Colpo in gioielleria del bandito per debiti

Colpo in gioielleria del bandito per debiti

GenovaLa disperazione contro il terrore. Due facce della crisi si scontrano, si affrontano sulla porticina del retro di una gioielleria di Genova. All’ora di chiusura. Un rapinatore per caso e per debiti contro un orefice che vive nell’incubo di essere vittima della violenza dilagante in zona. Vince chi ha un motivo in più dell’altro per spuntarla: l’orefice ha accanto a sé la moglie. Anche lei viene aggredita, minacciata con la pistola da quell’uomo con il casco integrale e dal suo complice che li sorprendono proprio mentre stanno uscendo per tornare a casa. E così un colpo, l’unico colpo, parte dall’arma che il negoziante riesce ad afferrare tra un calcio e uno spintone. Il rapinatore per caso sente una fitta al fianco e decide che la sua carriera di bandito inizia e finisce in quell’istante. Scappa a piedi, insieme al complice. Poi ricompare poco più tardi, un’ora al massimo, in ospedale.
Tanto vale confessare: «Sì, sono io il rapinatore della gioielleria - racconta Giuseppe Riggio ai poliziotti che arrivano al pronto soccorso del Villa Scassi di Sampierdarena -. L’ho fatto perché sono pieno di debiti, perché Equitalia mi sta strozzando». Un rapido controllo negli archivi e il nome di Riggio - 49 anni, operaio edile disoccupato - non figura nell’elenco dei pregiudicati. È veramente la sua prima volta da delinquente. Ora resta da chiarire a quanto possa ammontare il suo debito che l’agenzia di riscossione pretende. Ma che il gesto possa essere stato organizzato così, su due piedi, senza una preparazione da rapinatore professionista, lo si capisce dalla ricostruzione fatta dai poliziotti della squadra mobile genovese.
Il racconto dell’orefice rapinato è concitato. E riparte da quegli attimi in cui sembrava dover finire la solita giornata di lavoro, trascorsa senza neppure la soddisfazione di un buon incasso. Riggio e il suo complice però hanno puntato proprio la gioielleria di Sandro Carrossino, 57 anni. Entrano dal portone del condominio accanto, perché nell’androne c’è la porta di servizio del negozio. Hanno una pistola, una Beretta 7,65, ma non vorrebbero usarla. Ai banditi per caso manca anche la freddezza necessaria a portare a termine un colpo senza rischi. Per questo si avventano sul gioielliere e sulla moglie. Li colpiscono per intimorirli, ma è proprio a quel punto che Carrossino, in un momento di terrore, istintivamente cerca la sua pistola: «L’ho presa quando ho visto che quei due si scagliavano contro mia moglie - racconta ai poliziotti -. Ho sparato, ne ho ferito uno». La descrizione dei due rapinatori è sommaria, anche se attraverso i caschi, il gioielliere ha notato due volti non giovanissimi. Anche il fatto che i due siano fuggiti a piedi mentre sul posto cercavano di arrivare i primi poliziotti, sembra confermare l’ipotesi di un colpo mal organizzato.
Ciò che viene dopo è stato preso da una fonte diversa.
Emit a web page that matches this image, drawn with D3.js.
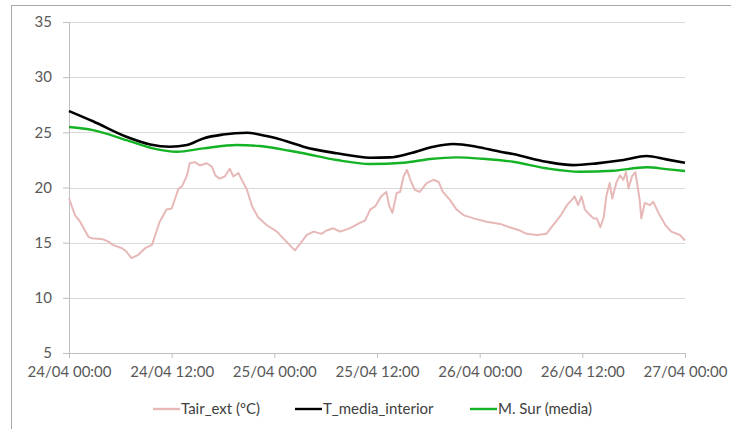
<!DOCTYPE html>
<html>
<head>
<meta charset="utf-8">
<script src="https://cdn.jsdelivr.net/npm/d3@7"></script>
<style>
    body { margin: 0; background: #fff; }
    .axis text { font-family: Lato, "Open Sans", sans-serif; font-size: 15px; fill: #595959; }
    .legend text { font-family: Lato, "Open Sans", sans-serif; font-size: 15px; fill: #404040; }
</style>
</head>
<body>
<div id="chart"></div>
<script>
// x axis: hours from 24/04 00:00
let tickHours = [0, 12, 24, 36, 48, 60, 72];
let tickLabels = ["24/04 00:00", "24/04 12:00", "25/04 00:00", "25/04 12:00", "26/04 00:00", "26/04 12:00", "27/04 00:00"];
let yTicks = [5, 10, 15, 20, 25, 30, 35];

// Tair_ext (ºC)
let tairHours = [0, 0.7, 1.3, 2.3, 2.7, 4.0, 4.6, 5.1, 6.2, 6.7, 7.3, 8.1, 8.9, 9.7, 10.6, 11.4, 12.0, 12.8, 13.2, 13.8,
    14.1, 14.7, 15.3, 16.1, 16.7, 17.1, 17.6, 18.2, 18.8, 19.2, 19.8, 20.4, 20.8, 21.4, 22.1, 23.1, 24.3, 25.4, 26.4, 27.0,
    27.8, 28.6, 29.5, 30.1, 30.9, 31.7, 32.8, 34.0, 34.6, 35.2, 35.8, 36.5, 37.1, 37.4, 37.8, 38.3, 38.7, 39.1, 39.5, 39.9,
    40.4, 41.0, 41.8, 42.6, 43.2, 43.7, 44.5, 45.3, 46.1, 47.3, 48.8, 50.4, 51.5, 52.7, 53.5, 54.7, 55.8, 56.4, 57.0, 57.5,
    58.2, 58.8, 59.1, 59.5, 59.9, 60.3, 60.9, 61.3, 61.7, 62.1, 62.5, 62.8, 63.2, 63.5, 64.0, 64.4, 64.8, 65.1, 65.4, 65.8,
    66.2, 66.4, 66.7, 66.9, 67.3, 67.9, 68.3, 68.9, 69.7, 70.4, 71.4, 72.0];
let tairValues = [19.0, 17.5, 16.9, 15.5, 15.4, 15.3, 15.1, 14.8, 14.5, 14.2, 13.6, 13.9, 14.5, 14.8, 16.9, 18.0, 18.1, 19.9, 20.1, 21.1,
    22.2, 22.3, 22.0, 22.2, 21.9, 21.1, 20.8, 21.0, 21.7, 21.0, 21.3, 20.4, 19.8, 18.3, 17.3, 16.6, 16.0, 15.1, 14.3, 14.9,
    15.7, 16.0, 15.8, 16.1, 16.3, 16.0, 16.3, 16.8, 17.0, 18.0, 18.3, 19.2, 19.6, 18.4, 17.7, 19.5, 19.6, 21.0, 21.6, 20.7,
    19.8, 19.6, 20.4, 20.7, 20.5, 19.6, 18.9, 18.0, 17.5, 17.2, 16.9, 16.7, 16.4, 16.1, 15.8, 15.7, 15.8, 16.4, 17.0, 17.5,
    18.4, 18.9, 19.2, 18.4, 19.2, 18.0, 17.5, 17.2, 17.2, 16.4, 17.3, 19.2, 20.4, 19.0, 20.5, 21.1, 20.7, 21.4, 19.9, 21.0,
    21.4, 20.4, 18.9, 17.2, 18.6, 18.4, 18.7, 17.7, 16.6, 16.0, 15.7, 15.2];

// T_media_interior
let tintHours = [0, 2.8, 6.7, 9.5, 11.8, 13.8, 15.7, 18.0, 20.8, 23.1, 25.6, 27.4, 31.3, 35.2, 37.5, 39.9, 42.6, 44.9, 47.6, 50.4,
    51.9, 55.8, 58.9, 61.7, 64.8, 67.5, 69.8, 72];
let tintValues = [26.93, 26.0, 24.6, 23.9, 23.7, 23.85, 24.45, 24.8, 24.96, 24.66, 24.15, 23.7, 23.1, 22.7, 22.73, 23.1, 23.7, 23.94, 23.7, 23.24,
    23.03, 22.33, 22.03, 22.19, 22.49, 22.85, 22.55, 22.24];

// M. Sur (media)
let surHours = [0, 2.8, 6.7, 9.8, 12.6, 15.7, 19.6, 22.3, 25.8, 27.4, 31.3, 35.2, 39.1, 42.2, 45.3, 48.4, 51.9, 55.8, 59.7, 63.6,
    67.5, 69.8, 72];
let surValues = [25.48, 25.2, 24.3, 23.55, 23.24, 23.55, 23.85, 23.76, 23.33, 23.1, 22.49, 22.13, 22.24, 22.58, 22.73, 22.6, 22.33, 21.74, 21.43, 21.52,
    21.83, 21.67, 21.49];

let seriesNames = ["Tair_ext (ºC)", "T_media_interior", "M. Sur (media)"];
let seriesColors = ["#e6b8b7", "#000000", "#14b325"];

class TempChart {
    constructor(parentElement) {
        this.parentElement = parentElement;
        this.initVis();
    }

    initVis() {
        let vis = this;

        vis.margin = {top: 22, right: 46, bottom: 76, left: 69};
        vis.width = 731 - vis.margin.left - vis.margin.right;
        vis.height = 429 - vis.margin.top - vis.margin.bottom;

        vis.root = d3.select("#" + vis.parentElement).append("svg")
            .attr("width", 731)
            .attr("height", 429);

        // chart frame
        vis.root.append("rect")
            .attr("x", 11.5)
            .attr("y", 5.5)
            .attr("width", 740)
            .attr("height", 440)
            .attr("fill", "none")
            .attr("stroke", "#a6a6a6");

        vis.svg = vis.root.append("g")
            .attr("transform", `translate(${vis.margin.left}, ${vis.margin.top})`);

        vis.x = d3.scaleLinear().domain([0, 72]).range([0, vis.width]);
        vis.y = d3.scaleLinear().domain([5, 35]).range([vis.height, 0]);

        // gridlines
        vis.svg.append("g")
            .selectAll("line")
            .data(yTicks.filter(d => d > 5))
            .enter().append("line")
            .attr("x1", 0)
            .attr("x2", vis.width)
            .attr("y1", d => Math.round(vis.y(d)) + 0.5)
            .attr("y2", d => Math.round(vis.y(d)) + 0.5)
            .attr("stroke", "#d9d9d9");

        vis.yAxis = d3.axisLeft(vis.y).tickValues(yTicks).tickSize(6).tickPadding(11);
        vis.xAxis = d3.axisBottom(vis.x).tickValues(tickHours)
            .tickFormat((d, i) => tickLabels[i]).tickSize(5).tickPadding(8);

        vis.svg.append("g")
            .attr("class", "y-axis axis")
            .call(vis.yAxis);

        vis.svg.append("g")
            .attr("class", "x-axis axis")
            .attr("transform", "translate(0," + vis.height + ")")
            .call(vis.xAxis);

        vis.svg.selectAll(".axis path, .axis line").attr("stroke", "#bfbfbf");

        vis.updateVis();
    }

    updateVis() {
        let vis = this;

        let lineLinear = d3.line()
            .x(d => vis.x(d[0]))
            .y(d => vis.y(d[1]));
        let lineSmooth = d3.line()
            .curve(d3.curveMonotoneX)
            .x(d => vis.x(d[0]))
            .y(d => vis.y(d[1]));

        let tair = tairHours.map((h, i) => [h, tairValues[i]]);
        let tint = tintHours.map((h, i) => [h, tintValues[i]]);
        let sur = surHours.map((h, i) => [h, surValues[i]]);

        vis.svg.append("path")
            .datum(tair)
            .attr("fill", "none")
            .attr("stroke", seriesColors[0])
            .attr("stroke-width", 2)
            .attr("stroke-linejoin", "round")
            .attr("d", lineLinear);

        vis.svg.append("path")
            .datum(tint)
            .attr("fill", "none")
            .attr("stroke", seriesColors[1])
            .attr("stroke-width", 2.6)
            .attr("d", lineSmooth);

        vis.svg.append("path")
            .datum(sur)
            .attr("fill", "none")
            .attr("stroke", seriesColors[2])
            .attr("stroke-width", 2.4)
            .attr("d", lineSmooth);

        // legend
        let legendX = [153, 295, 470];
        let legend = vis.root.append("g").attr("class", "legend");
        let items = legend.selectAll("g")
            .data(seriesNames)
            .enter().append("g")
            .attr("transform", (d, i) => `translate(${legendX[i]}, 409)`);

        items.append("line")
            .attr("x1", 0)
            .attr("x2", 27)
            .attr("stroke", (d, i) => seriesColors[i])
            .attr("stroke-width", 2.4);

        items.append("text")
            .attr("x", 28)
            .attr("dy", "0.35em")
            .text(d => d);
    }
}

new TempChart("chart");
</script>
</body>
</html>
Le certezze arrivano un’ora più tardi, quando Giuseppe Riggio, accompagnato dal fratello, arriva al pronto soccorso di Sampierdarena con una ferita da arma da fuoco al fianco. Nessuna voglia di negare l’evidenza. Solo occhi bassi e lacrime per confessare la sua debolezza: «L’ho fatto per debiti, Equitalia mi sta strozzando».